Facing your mortality amplifies and clarifies your conscience. It will tell you if you have been wasting your gifts and skills and wasting your life. That’s why people clean up their lives after hitting rock bottom. Rock bottom puts in direct contact with your mortality and that puts your conscience center stage. That is the reason the stoics say “Memento Mori.” “Remember that you must die” so that you can remember that you must live.

Meditation and prayer are practices that also clarify you connection with conscience. “Mindfulness Meditation” is more of a passive observation of your conscience, and prayer is more of an active inquiry of your conscience. If you are disinclined to practice “prayer,” you can practice active inquiry by considering the “Heroic Questions.”

  • Who are you when you are your most courageous, most authentic, most excellent self?
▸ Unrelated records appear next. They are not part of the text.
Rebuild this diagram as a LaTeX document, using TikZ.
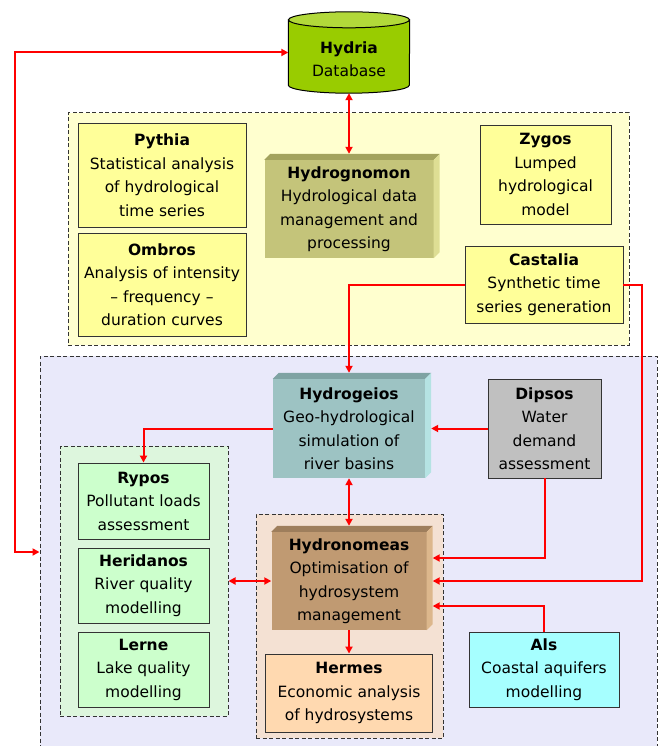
\documentclass[tikz,border=0pt]{standalone}
\usepackage{fontspec}
\setmainfont{DejaVu Sans}
\usetikzlibrary{arrows.meta}

\definecolor{hydriagreen}{HTML}{99CC00}
\definecolor{hydriatop}{HTML}{B2D93A}
\definecolor{yellowbg}{HTML}{FFFFCF}
\definecolor{bluebg}{HTML}{E9E9FA}
\definecolor{greenbg}{HTML}{DDF6DD}
\definecolor{peachbg}{HTML}{F4E1D3}
\definecolor{yellowbox}{HTML}{FFFF99}
\definecolor{greenbox}{HTML}{CCFFCC}
\definecolor{graybox}{HTML}{C0C0C0}
\definecolor{peachbox}{HTML}{FFD9B0}
\definecolor{cyanbox}{HTML}{A6FFFF}
\definecolor{olivefront}{HTML}{C4C47A}
\definecolor{olivetop}{HTML}{A3A35E}
\definecolor{oliveside}{HTML}{DEDE94}
\definecolor{tealfront}{HTML}{9DC3C3}
\definecolor{tealtop}{HTML}{7FA3A3}
\definecolor{tealside}{HTML}{B5E3E3}
\definecolor{brownfront}{HTML}{C09A72}
\definecolor{browntop}{HTML}{9E7E5C}
\definecolor{brownside}{HTML}{DCB78C}

\tikzset{
  modbox/.style={draw=black!80, line width=0.9pt, align=center, inner sep=2pt},
  cubebox/.style={align=center, inner sep=2pt},
  groupbox/.style={draw=black!80, dash pattern=on 4pt off 2.5pt, line width=1pt},
  link/.style={draw=red, line width=2pt, >={Triangle[length=7pt,width=7pt]}},
}
% top and side faces of a bevelled box
\newcommand{\cubefaces}[3]{%
  \fill[#2] (#1.north west) -- ++(6pt,6pt) -- ([shift={(6pt,6pt)}]#1.north east) -- (#1.north east) -- cycle;
  \fill[#3] (#1.north east) -- ++(6pt,6pt) -- ([shift={(6pt,6pt)}]#1.south east) -- (#1.south east) -- cycle;}

\begin{document}
\begin{tikzpicture}[x=1pt, y=-1pt, font=\fontsize{15.5}{23.5}\selectfont]
  \useasboundingbox (0,0) rectangle (661,746);

  % groups
  \node[groupbox, fill=yellowbg, minimum width=561pt, minimum height=232pt] (hydrogroup) at (348.5,229) {};
  \node[groupbox, fill=bluebg, minimum width=617pt, minimum height=392pt] (simgroup) at (348.5,552) {};
  \node[groupbox, fill=greenbg, minimum width=168pt, minimum height=270pt] (qualgroup) at (144,581) {};
  \node[groupbox, fill=peachbg, minimum width=187pt, minimum height=224pt] (mgmtgroup) at (349.5,626) {};

  % database
  \node[minimum width=121pt, minimum height=81pt, inner sep=0pt] (hydria) at (349,52.5) {};
  \filldraw[fill=hydriagreen, draw=black, line width=1pt] ([yshift=-8pt]hydria.north west) -- ([yshift=8pt]hydria.south west)
    arc[start angle=180, end angle=360, x radius=60.5pt, y radius=8pt] -- ([yshift=-8pt]hydria.north east) -- cycle;
  \filldraw[fill=hydriatop, draw=black, line width=1pt] ([yshift=-8pt]hydria.north) ellipse [x radius=60.5pt, y radius=8pt];
  \node[align=center] (hydrialabel) at (349,59) {\textbf{Hydria}\\Database};

  % hydrological tools
  \node[modbox, fill=yellowbox, minimum width=168pt, minimum height=104pt] (pythia) at (162,175) {\textbf{Pythia}\\Statistical analysis\\of hydrological\\time series};
  \node[modbox, fill=yellowbox, minimum width=168pt, minimum height=103pt] (ombros) at (162,284.5) {\textbf{Ombros}\\Analysis of intensity\\-- frequency --\\duration curves};
  \node[cubebox, fill=olivefront, minimum width=169pt, minimum height=98pt] (hydrognomon) at (349,209) {\textbf{Hydrognomon}\\Hydrological data\\management and\\processing};
  \cubefaces{hydrognomon}{olivetop}{oliveside}
  \node[modbox, fill=yellowbox, minimum width=131pt, minimum height=99pt] (zygos) at (545.5,174.5) {\textbf{Zygos}\\Lumped\\hydrological\\model};
  \node[modbox, fill=yellowbox, minimum width=158pt, minimum height=77pt] (castalia) at (544,284.5) {\textbf{Castalia}\\Synthetic time\\series generation};

  % simulation tools
  \node[cubebox, fill=tealfront, minimum width=152pt, minimum height=99pt] (hydrogeios) at (349,428.5) {\textbf{Hydrogeios}\\Geo-hydrological\\simulation of\\river basins};
  \cubefaces{hydrogeios}{tealtop}{tealside}
  \node[modbox, fill=graybox, minimum width=113pt, minimum height=99pt] (dipsos) at (544.5,428.5) {\textbf{Dipsos}\\Water\\demand\\assessment};
  \node[modbox, fill=greenbox, minimum width=131pt, minimum height=76pt] (rypos) at (143.5,501) {\textbf{Rypos}\\Pollutant loads\\assessment};
  \node[modbox, fill=greenbox, minimum width=131pt, minimum height=75pt] (heridanos) at (143.5,585.5) {\textbf{Heridanos}\\River quality\\modelling};
  \node[modbox, fill=greenbox, minimum width=131pt, minimum height=75pt] (lerne) at (143.5,669.5) {\textbf{Lerne}\\Lake quality\\modelling};
  \node[cubebox, fill=brownfront, minimum width=155pt, minimum height=98pt] (hydronomeas) at (349,581) {\textbf{Hydronomeas}\\Optimisation of\\hydrosystem\\management};
  \cubefaces{hydronomeas}{browntop}{brownside}
  \node[modbox, fill=peachbox, minimum width=167pt, minimum height=78pt] (hermes) at (349,693) {\textbf{Hermes}\\Economic analysis\\of hydrosystems};
  \node[modbox, fill=cyanbox, minimum width=150pt, minimum height=75pt] (als) at (544,669.5) {\textbf{Als}\\Coastal aquifers\\modelling};

  % connections
  \draw[link, <->] (hydria.west) -- ++(-273,0) |- (simgroup.west);
  \draw[link, <->] (hydria.south) -- ([yshift=6pt]hydrognomon.north);
  \draw[link, ->] (castalia.west) -| ([yshift=6pt]hydrogeios.north);
  \draw[link, ->] (castalia.east) -- ++(19,0) |- ([xshift=6pt]hydronomeas.east);
  \draw[link, ->] (dipsos.west) -- ([xshift=6pt]hydrogeios.east);
  \draw[link, ->] (hydrogeios.west) -| (rypos.north);
  \draw[link, <->] (hydrogeios.south) -- ([yshift=6pt]hydronomeas.north);
  \draw[link, ->] (dipsos.south) |- ([shift={(6pt,23pt)}]hydronomeas.east);
  \draw[link, ->] (als.north) |- ([shift={(6pt,-25pt)}]hydronomeas.east);
  \draw[link, <->] (qualgroup.east) -- (hydronomeas.west);
  \draw[link, ->] (hydronomeas.south) -- (hermes.north);
\end{tikzpicture}
\end{document}
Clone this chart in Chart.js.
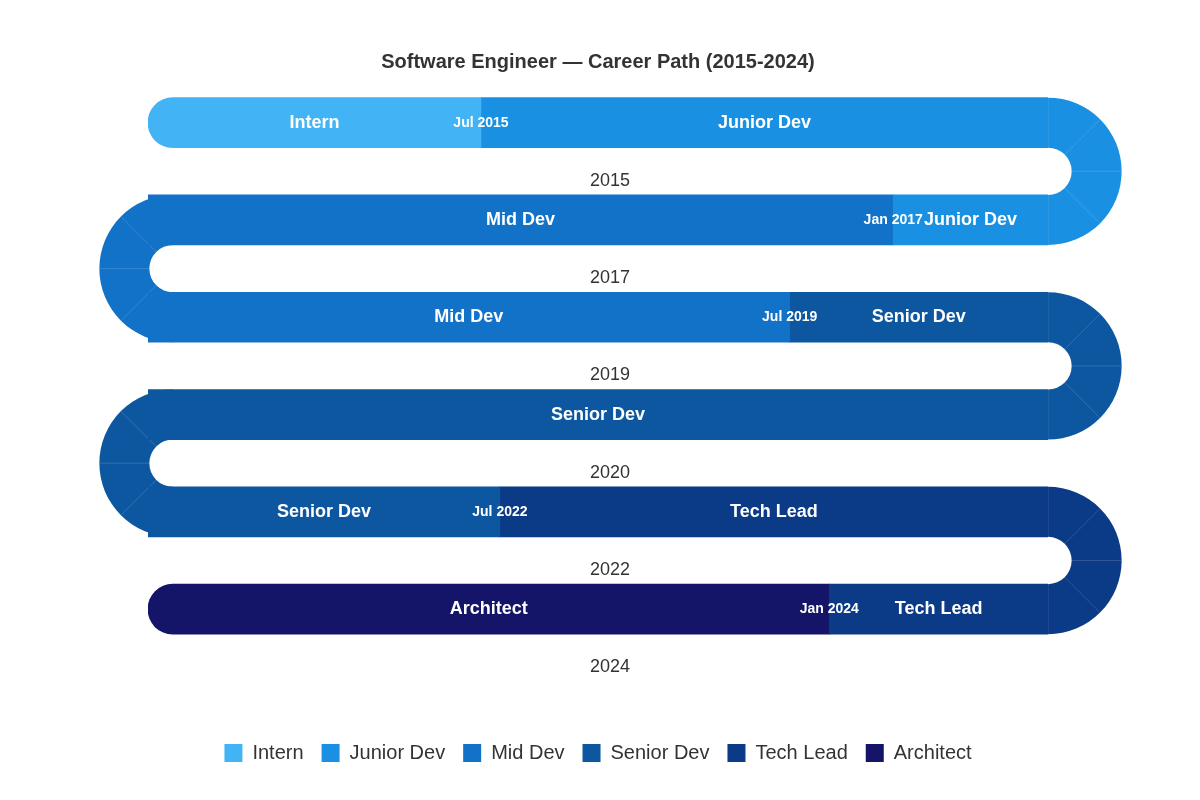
<!DOCTYPE html>
<html>
<head>
<meta charset="utf-8">
<script src="https://cdn.jsdelivr.net/npm/chart.js@4/dist/chart.umd.min.js"></script>
<style>
  html, body { margin: 0; padding: 0; background: #fff; }
  #wrap { width: 1200px; height: 800px; }
</style>
</head>
<body>
<div id="wrap"><canvas id="chart"></canvas></div>
<script>
// rows of the serpentine (top to bottom), positions in % of the row width
const rows = ["r0", "r1", "r2", "r3", "r4", "r5"];
const rowYears = ["2015", "2017", "2019", "2020", "2022", "2024"];
const roles = ["Intern", "Junior Dev", "Mid Dev", "Senior Dev", "Tech Lead", "Architect"];
const roleColors = ["#42b4f5", "#1a90e2", "#1272c7", "#0d57a0", "#0b3a86", "#141468"];

// segment [start, end] per row for each role
const internData    = [[0, 37], null, null, null, null, null];
const juniorData    = [[37, 100], [82.8, 100], null, null, null, null];
const midData       = [null, [0, 82.8], [0, 71.3], null, null, null];
const seniorData    = [null, null, [71.3, 100], [0, 100], [0, 39.1], null];
const techLeadData  = [null, null, null, null, [39.1, 100], [75.7, 100]];
const architectData = [null, null, null, null, null, [0, 75.7]];

// role changes: row, position, label
const changeRows = [0, 1, 2, 4, 5];
const changeAt = [37, 82.8, 71.3, 39.1, 75.7];
const changeLabels = ["Jul 2015", "Jan 2017", "Jul 2019", "Jul 2022", "Jan 2024"];

// role of each U-turn between row i and i+1
const turnRoles = ["Junior Dev", "Mid Dev", "Senior Dev", "Senior Dev", "Tech Lead"];

const allData = [internData, juniorData, midData, seniorData, techLeadData, architectData];

const datasets = roles.map((role, i) => ({
    label: role,
    data: allData[i],
    backgroundColor: roleColors[i],
    borderWidth: 0,
    borderSkipped: false,
    grouped: false,
    barThickness: 50,
    borderRadius: ctx => {
        const v = ctx.raw;
        if (v && v[0] === 0 && (ctx.dataIndex === 0 || ctx.dataIndex === rows.length - 1)) {
            return { topLeft: 25, bottomLeft: 25, topRight: 0, bottomRight: 0 };
        }
        return 0;
    }
}));

const serpentine = {
    id: "serpentine",
    beforeDatasetsDraw(chart) {
        const { ctx, chartArea, scales } = chart;
        const y = scales.y;
        ctx.save();
        turnRoles.forEach((role, i) => {
            const y0 = y.getPixelForValue(i);
            const y1 = y.getPixelForValue(i + 1);
            const cy = (y0 + y1) / 2;
            const half = (y1 - y0) / 2;
            const rOut = half + 25, rIn = half - 25;
            const right = i % 2 === 0;
            const cx = right ? chartArea.right : chartArea.left + 25;
            const a0 = right ? -Math.PI / 2 : Math.PI / 2;
            const a1 = right ? Math.PI / 2 : Math.PI * 1.5;
            ctx.fillStyle = roleColors[roles.indexOf(role)];
            ctx.beginPath();
            ctx.arc(cx, cy, rOut, a0, a1);
            ctx.arc(cx, cy, rIn, a1, a0, true);
            ctx.closePath();
            ctx.fill();
            // faint segment lines
            ctx.strokeStyle = "rgba(255,255,255,0.15)";
            ctx.lineWidth = 1;
            for (let k = 0; k <= 4; k++) {
                const a = a0 + k * Math.PI / 4;
                ctx.beginPath();
                ctx.moveTo(cx + Math.cos(a) * rIn, cy + Math.sin(a) * rIn);
                ctx.lineTo(cx + Math.cos(a) * rOut, cy + Math.sin(a) * rOut);
                ctx.stroke();
            }
        });
        ctx.restore();
    },
    afterDatasetsDraw(chart) {
        const { ctx, chartArea, scales } = chart;
        const x = scales.x, y = scales.y;
        ctx.save();
        ctx.textAlign = "center";
        ctx.textBaseline = "middle";
        // role names
        ctx.fillStyle = "#fff";
        ctx.font = "bold 18px 'Liberation Sans', Arial, sans-serif";
        chart.data.datasets.forEach(ds => {
            ds.data.forEach((v, r) => {
                if (!v) return;
                const px = (x.getPixelForValue(v[0]) + x.getPixelForValue(v[1])) / 2;
                ctx.fillText(ds.label, px, y.getPixelForValue(r));
            });
        });
        // change dates
        ctx.font = "bold 14px 'Liberation Sans', Arial, sans-serif";
        changeRows.forEach((r, i) => {
            ctx.fillText(changeLabels[i], x.getPixelForValue(changeAt[i]), y.getPixelForValue(r));
        });
        // year under each row
        ctx.fillStyle = "#333";
        ctx.font = "18px 'Liberation Sans', Arial, sans-serif";
        const mid = (chartArea.left + chartArea.right) / 2 + 12;
        rowYears.forEach((yr, r) => {
            ctx.fillText(yr, mid, y.getPixelForValue(r) + 58);
        });
        ctx.restore();
    }
};

new Chart(document.getElementById("chart"), {
    type: "bar",
    data: { labels: rows, datasets: datasets },
    options: {
        indexAxis: "y",
        responsive: true,
        maintainAspectRatio: false,
        animation: false,
        layout: { padding: { left: 148, right: 152, top: 0, bottom: 27 } },
        scales: {
            x: { display: false, min: 0, max: 100 },
            y: { display: false }
        },
        plugins: {
            title: {
                display: true,
                text: "Software Engineer \u2014 Career Path (2015-2024)",
                color: "#333",
                font: { size: 20, weight: "bold", family: "'Liberation Sans', Arial, sans-serif" },
                padding: { top: 50, bottom: 0 }
            },
            legend: {
                position: "bottom",
                title: {
                    display: true,
                    text: " ",
                    font: { size: 1 },
                    padding: { top: 0, bottom: 66 }
                },
                labels: {
                    color: "#333",
                    boxWidth: 18,
                    boxHeight: 18,
                    padding: 18,
                    font: { size: 20, family: "'Liberation Sans', Arial, sans-serif" }
                }
            },
            tooltip: { enabled: false }
        }
    },
    plugins: [serpentine]
});
</script>
</body>
</html>
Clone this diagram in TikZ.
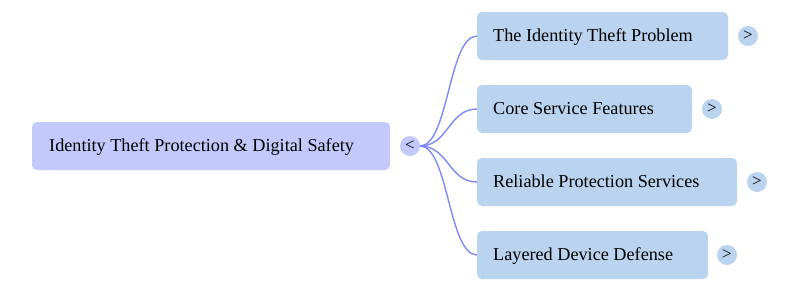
\documentclass[tikz,border=0pt]{standalone}
\usepackage{fontspec}
\setmainfont{Liberation Serif}
\usetikzlibrary{calc}
\definecolor{rootfill}{HTML}{C3CAFB}
\definecolor{childfill}{HTML}{BAD3EF}
\definecolor{linkcol}{HTML}{7E8BF7}
\begin{document}
\begin{tikzpicture}[x=1pt,y=-1pt,
  rootbox/.style={fill=rootfill,rounded corners=5pt,inner sep=0pt},
  childbox/.style={fill=childfill,rounded corners=5pt,inner sep=0pt},
  lbl/.style={anchor=base west,inner sep=0pt,font=\fontsize{18.2}{20}\selectfont},
  toggle/.style={circle,minimum size=20pt,inner sep=0pt,font=\fontsize{17}{18}\selectfont},
  link/.style={draw=linkcol,line width=1.4pt}]
\useasboundingbox (0,0) rectangle (800,292);
% root
\fill[rootbox] (32,122) rectangle (390,170);
\node[lbl] (root) at (49,151) {Identity Theft Protection \& Digital Safety};
\node[toggle,fill=rootfill] (rt) at (410,146) {<};
% children
\fill[childbox] (477,12) rectangle (728,60);
\node[lbl] (c1) at (493,41) {The Identity Theft Problem};
\node[toggle,fill=childfill] (t1) at (748,36) {>};
\coordinate (e1) at (477,36);

\fill[childbox] (477,85) rectangle (692,133);
\node[lbl] (c2) at (493,114) {Core Service Features};
\node[toggle,fill=childfill] (t2) at (712,109) {>};
\coordinate (e2) at (477,109);

\fill[childbox] (477,158) rectangle (737,206);
\node[lbl] (c3) at (493,187) {Reliable Protection Services};
\node[toggle,fill=childfill] (t3) at (757,182) {>};
\coordinate (e3) at (477,182);

\fill[childbox] (477,231) rectangle (708,279);
\node[lbl] (c4) at (493,260) {Layered Device Defense};
\node[toggle,fill=childfill] (t4) at (727,255) {>};
\coordinate (e4) at (477,255);

\coordinate (s) at (420,146);
\foreach \e in {e1,e2,e3,e4}{
  \draw[link] (s) .. controls ($(s)!0.5!(s-|\e)$) and ($(\e)!0.5!(\e-|s)$) .. (\e);
}
\end{tikzpicture}
\end{document}
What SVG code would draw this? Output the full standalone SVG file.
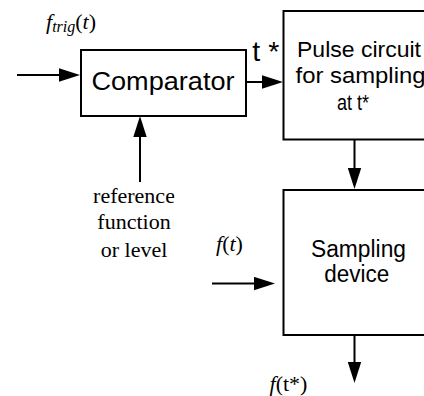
<svg xmlns="http://www.w3.org/2000/svg" width="424" height="396" viewBox="0 0 424 396">
<defs>
<style>
.box{fill:#fff;stroke:#000;stroke-width:2}
.lbl{font-family:"Liberation Sans",Arial,sans-serif;fill:#000}
.math{font-family:"Liberation Serif","Times New Roman",serif;fill:#000;font-size:22px}
.it{font-style:italic}
.wire{stroke:#000;stroke-width:2;fill:none;marker-end:url(#ah)}
</style>
<marker id="ah" viewBox="-12 -7 22 14" refX="0" refY="0" markerWidth="22" markerHeight="14" markerUnits="userSpaceOnUse" orient="auto">
<path d="M-11,-6.7 L10,0 L-11,6.7 Z" fill="#000"/>
</marker>
<clipPath id="refclip"><rect x="0" y="180" width="174.5" height="90"/></clipPath>
</defs>
<rect width="424" height="396" fill="#fff"/>
<g id="connectors">
<line class="wire" x1="17" y1="75" x2="70" y2="75"/>
<line class="wire" x1="140" y1="182" x2="140" y2="126"/>
<line class="wire" x1="246" y1="82" x2="273" y2="82"/>
<line class="wire" x1="354.5" y1="140" x2="354.5" y2="179"/>
<line class="wire" x1="212" y1="283.5" x2="265" y2="283.5"/>
<line class="wire" x1="354.5" y1="335" x2="354.5" y2="373"/>
</g>
<g id="comparator">
<rect class="box" x="81" y="50" width="165" height="66"/>
<text class="lbl" x="163" y="90" font-size="26" text-anchor="middle" textLength="143" lengthAdjust="spacingAndGlyphs">Comparator</text>
</g>
<g id="pulse">
<rect class="box" x="283.5" y="11" width="145" height="128.5"/>
<text class="lbl" x="297" y="57" font-size="22.5" textLength="124" lengthAdjust="spacingAndGlyphs">Pulse circuit</text>
<text class="lbl" x="295.5" y="83" font-size="22.5" textLength="130" lengthAdjust="spacingAndGlyphs">for sampling</text>
<text class="lbl" x="337" y="109.5" font-size="22.5" textLength="32" lengthAdjust="spacingAndGlyphs">at t*</text>
</g>
<g id="sampler">
<rect class="box" x="283.5" y="190" width="145" height="145"/>
<text class="lbl" x="311" y="257" font-size="23" textLength="95" lengthAdjust="spacingAndGlyphs">Sampling</text>
<text class="lbl" x="324.3" y="282" font-size="23" textLength="65" lengthAdjust="spacingAndGlyphs">device</text>
</g>
<g id="labels">
<text class="lbl" x="252.3" y="61" font-size="28" textLength="27" lengthAdjust="spacingAndGlyphs">t *</text>
<text class="math" x="46" y="28.5" font-size="21"><tspan class="it">f</tspan><tspan class="it" font-size="16" dy="3">trig</tspan><tspan dy="-3">(</tspan><tspan class="it">t</tspan>)</text>
<g clip-path="url(#refclip)">
<text class="math" x="134" y="203.3" text-anchor="middle">reference</text>
<text class="math" x="134" y="229.3" text-anchor="middle">function</text>
<text class="math" x="134" y="256.8" text-anchor="middle">or level</text>
</g>
<text class="math" x="216" y="251"><tspan class="it">f</tspan>(<tspan class="it">t</tspan>)</text>
<text class="math" x="269.5" y="391"><tspan class="it">f</tspan>(t*)</text>
</g>
</svg>
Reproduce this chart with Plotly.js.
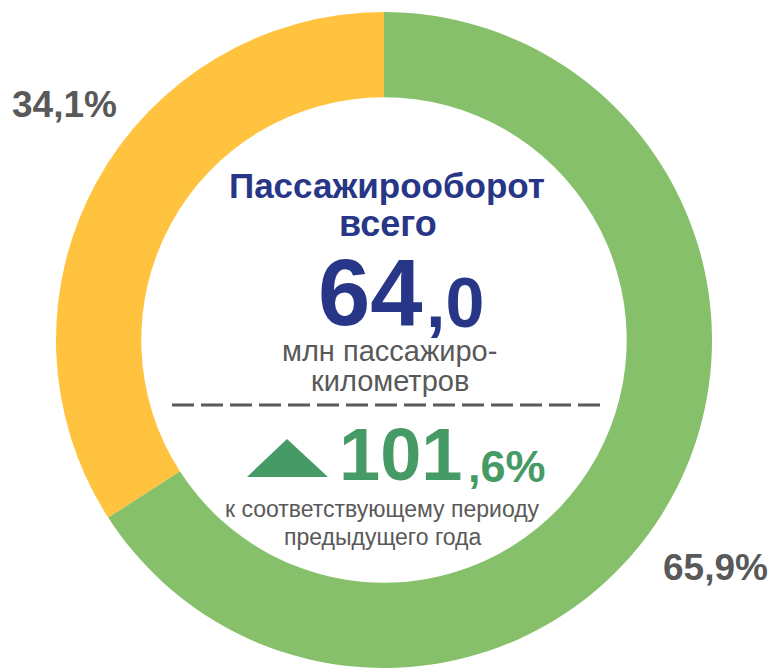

And what do you want to do about it?

  • What is the biggest, most important problem you can solve with your gifts and skills, and what is your plan to solve it?

Travel also amplifies and clarifies your conscience. Taking a trip outside of the complacency that comes with comfort and routine quiets the external voice, and that lets you hear your internal voice. It puts fear in perspective, because travel forces you to deal with uncertainty, and proves that you can. Travel provides moments that prompt you to be courageous, authentic, and excellent. Travel puts you in proximity to people who are on that same path.

Exercise prompts all three voices to fight for your attention and to fight for control of your decisions and actions. Ego can pop up when you exercise, and it can motivate you to do more than you should in a way that leads to injury. Vince Lombardi said “Fatigue makes cowards of us all,” and it certainly can. Intense exercise will trigger the voice of fear to fight for control. “This pain will end if you just give up.” Everything about that is a lie. It’s not pain, it’s discomfort, and discomfort isn’t fatal. The discomfort will end when you give up, and that’s when the real suffering begins because you prove to yourself that you are a coward, and that lingers until you make the effort to push yourself harder. That is when intense exercise allows you to enlist your conscience to the struggle. “Let’s go, Champ! You’ve got this, Champ! Never surrender, Champ!” Your conscience is the voice that pushes you for one more rep, one more stride, one more minute.

Your Ego

The second voice is your ego. That’s the voice that has been influenced by the external world. Ego pushes you in the direction of comfort and convenience, and that is the path to mediocrity at best, and despair at worst. Ego is focused on garnering acceptance from the crowd. You want them to think you're clever so they will give you a good job so you can drive a nice car so more people will think you’re clever.

Ego is an invitation to mediocrity. It’s a call to only speak homogeneous opinions that maximize the number of people who feel safe and comfortable in your presence. It’s a call to sacrifice courage, authenticity, and excellence for acceptance.

Ego does serve a purpose because we’re social creatures. We need to find common language and common cause with other people so we don’t lose our minds. You do need to find a community of people who feel comfortable in your presence, and who allow you to feel comfortable in theirs. That is the dilemma of ego: there are times you need to rely on it, but if you rely on it too often, it will lead you to despair.

Your Fear

The third voice is fear. Fear is the voice you inherited from your hunter-gatherer ancestors. Fear is an editor. It manifests as self-doubt and second-guessing, and it exists to make sure your plans aren’t fatally flawed. Your ancestors had to overcome existential threats several times per day. A bad plan could be fatal, and a perfect plan cannot be created by a human mind, so the voice of fear pokes holes in your plans so your bad ideas can die instead of you.

Fear pushes you in the direction of safety, and that is another path to despair, because the path to courage, authenticity, and excellence is inherently risky. If you surrender your life to fear, self-doubt, and second-guessing you cannot abide the risks necessary to begin a heroic adventure.

All three voices sound the same, and they all sound like you, and that gets confusing. Your conscience is harder to hear because it’s outnumbered. An effective philosophy is one that develops your ability to differentiate each of the three voices, and to allows you to align your decisions and actions with the guidance your conscience provides. The practices that amplify your conscience are: travel, exercise, and facing your mortality.

Remember that you must die so that you remember that you must really live. “I don’t want to live the wrong life and then die filled with regret.” Okay, well you have the opportunity to live the right life, and to live and die utterly fulfilled, so who are you, and what do you want to do about it?